No. 0 – Montreal Alouettes
- Positions: Defensive back, linebacker
- Roster status: Active
- CFL status: National

Personal information
- Born: August 9, 1998 (age 28) Ottawa, Ontario, Canada
- Listed height: 6 ft 0 in (1.83 m)
- Listed weight: 214 lb (97 kg)

Career information
- High school: Episcopal (Alexandria, Virginia)
- College: Penn State (2017–2022)
- CFL draft: 2023: 1st round, 5th overall pick

Career history
- Seattle Seahawks (2023–2024)*; New York Giants (2024)*; Las Vegas Raiders (2025)*; Montreal Alouettes (2026–present);
- * Offseason or practice squad member only
- Stats at Pro Football Reference
- Stats at CFL.ca

= Jonathan Sutherland (Canadian football) =

Canadian gridiron football player (born 1998)
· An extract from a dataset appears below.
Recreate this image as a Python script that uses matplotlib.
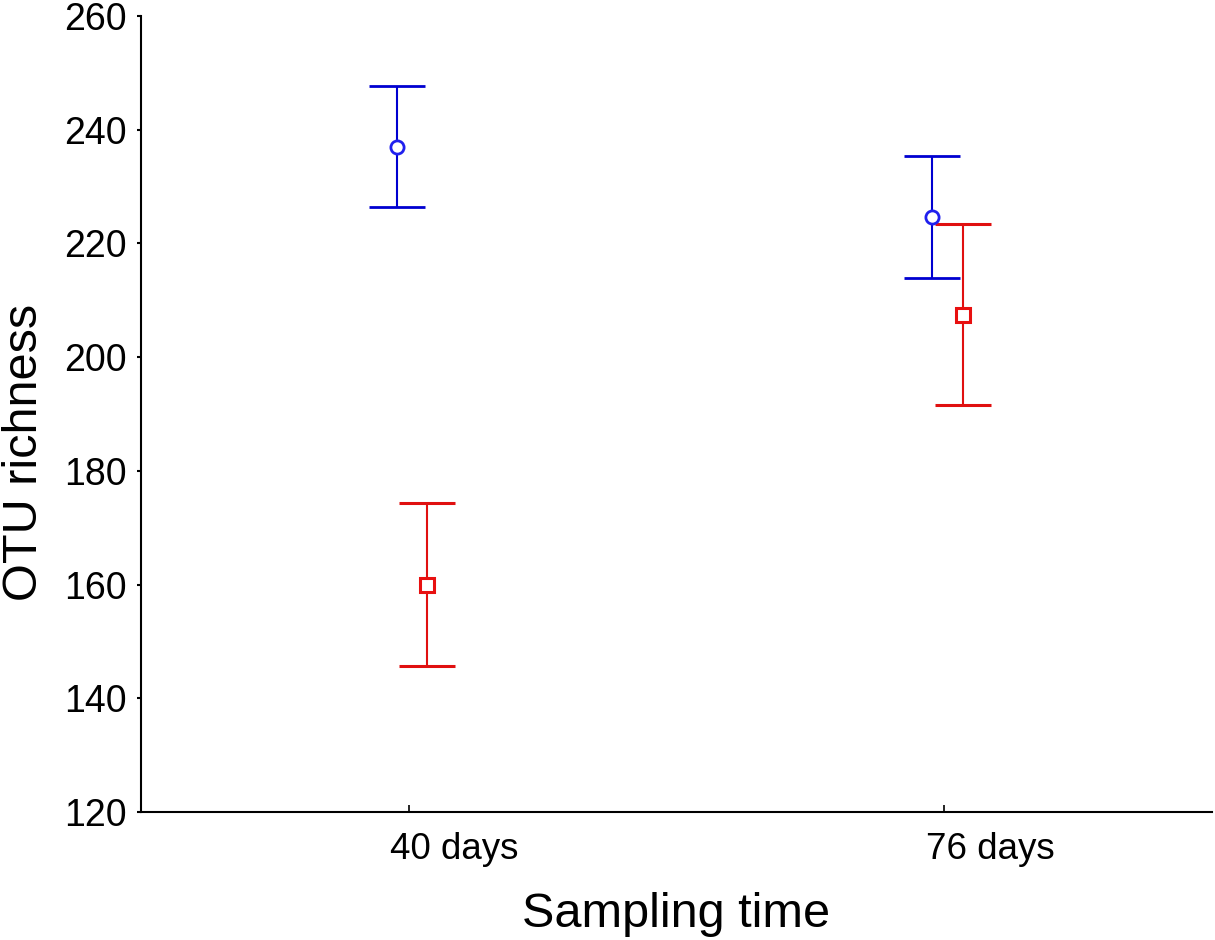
import matplotlib
matplotlib.use("Agg")
import matplotlib.pyplot as plt
import matplotlib.transforms as mtransforms
import numpy as np

plt.rcParams['font.family'] = ['Liberation Sans', 'DejaVu Sans']

categories = ["40 days", "76 days"]
blue_mean = [237.0, 224.7]
blue_low = [226.4, 214.0]
blue_high = [247.6, 235.4]
red_mean = [160.0, 207.5]
red_low = [145.7, 191.6]
red_high = [174.3, 223.5]
yticks = [120, 140, 160, 180, 200, 220, 240, 260]

fig = plt.figure(figsize=(12.15, 9.4), dpi=100)
ax = fig.add_axes([0.116, 0.136, 0.8815, 0.847])

x = np.arange(len(categories))
bm = np.array(blue_mean); rm = np.array(red_mean)
ax.errorbar(x - 0.022, bm, yerr=[bm - np.array(blue_low), np.array(blue_high) - bm],
            fmt='o', color='#0000d0', ecolor='#0000d0', elinewidth=1.5, capsize=20,
            capthick=1.5, markersize=9.5, markerfacecolor='white', markeredgewidth=2,
            markeredgecolor='#2020ee', zorder=3)
ax.errorbar(x + 0.035, rm, yerr=[rm - np.array(red_low), np.array(red_high) - rm],
            fmt='s', color='#e01010', ecolor='#e01010', elinewidth=1.5, capsize=20,
            capthick=1.5, markersize=10, markerfacecolor='white', markeredgewidth=2.2,
            markeredgecolor='#e81010', zorder=3)

ax.set_xlim(-0.5, 1.5)
ax.set_ylim(120, 260)
ax.set_yticks(yticks)
ax.set_xticks(x)
ax.set_xticklabels(categories)
for s in ['top', 'right']:
    ax.spines[s].set_visible(False)
for s in ['left', 'bottom']:
    ax.spines[s].set_linewidth(1.5)
ax.tick_params(axis='y', direction='out', length=3, width=1.5, labelsize=27, pad=7)
ax.tick_params(axis='x', direction='in', length=5, width=1.2, labelsize=26.5, pad=14)
offset = mtransforms.ScaledTranslation(0.46, 0, fig.dpi_scale_trans)
for lab in ax.get_xticklabels():
    lab.set_transform(lab.get_transform() + offset)
ax.set_xlabel("Sampling time", fontsize=35, labelpad=18)
ax.set_ylabel("OTU richness", fontsize=35)
ax.yaxis.set_label_coords(-0.088, 0.452)

fig.savefig("out.png", dpi=100)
Jonathan Anthony Sutherland (born August 9, 1998) is a Canadian professional football defensive back and linebacker for the Montreal Alouettes of the Canadian Football League (CFL). He played college football for the Penn State Nittany Lions.

==College career==
Sutherland played college football for the Penn State Nittany Lions from 2017 to 2022. He played in 58 games, starting in 11, recording 137 tackles, including eight for loss, 1.5 sacks, one interception, five pass deflections, one fumble recovery and one forced fumble.

==Professional career==

Pre-draft measurables
| Height | Weight | Arm length | Hand span | 40-yard dash | 10-yard split | 20-yard split | 20-yard shuttle | Three-cone drill | Vertical jump | Broad jump | Bench press |
| 5 ft 11 in (1.80 m) | 202 lb (92 kg) | 30+3⁄8 in (0.77 m) | 9+1⁄8 in (0.23 m) | 4.58 s | 1.64 s | 2.65 s | 4.21 s | 6.96 s | 37.5 in (0.95 m) | 10 ft 3 in (3.12 m) | 25 reps |
All values from Pro Day

=== Seattle Seahawks ===
After going undrafted in the 2023 NFL draft, Sutherland signed with the Seattle Seahawks of the National Football League (NFL) as an undrafted free agent. On August 30, he was released by the team with an injury settlement. On October 31, Sutherland was signed to the practice squad. On January 8, 2024, he signed a reserve/futures contract. On July 29, Sutherland was released by the team.

=== New York Giants ===
On August 15, 2024, Sutherland signed with the New York Giants. On August 25, he was released with an injury designation. On August 28, Sutherland was placed on the injured reserve. On March 12, 2025, he became a restricted free agent.

=== Las Vegas Raiders ===
On May 11, 2025, Sutherland signed with the Las Vegas Raiders. He was released by the team on June 13, 2025.

=== Montreal Alouettes ===
Sutherland was selected in the first round, with the fifth overall selection, by the Montreal Alouettes in the 2023 CFL draft. On January 23, 2026, Sutherland signed with the team.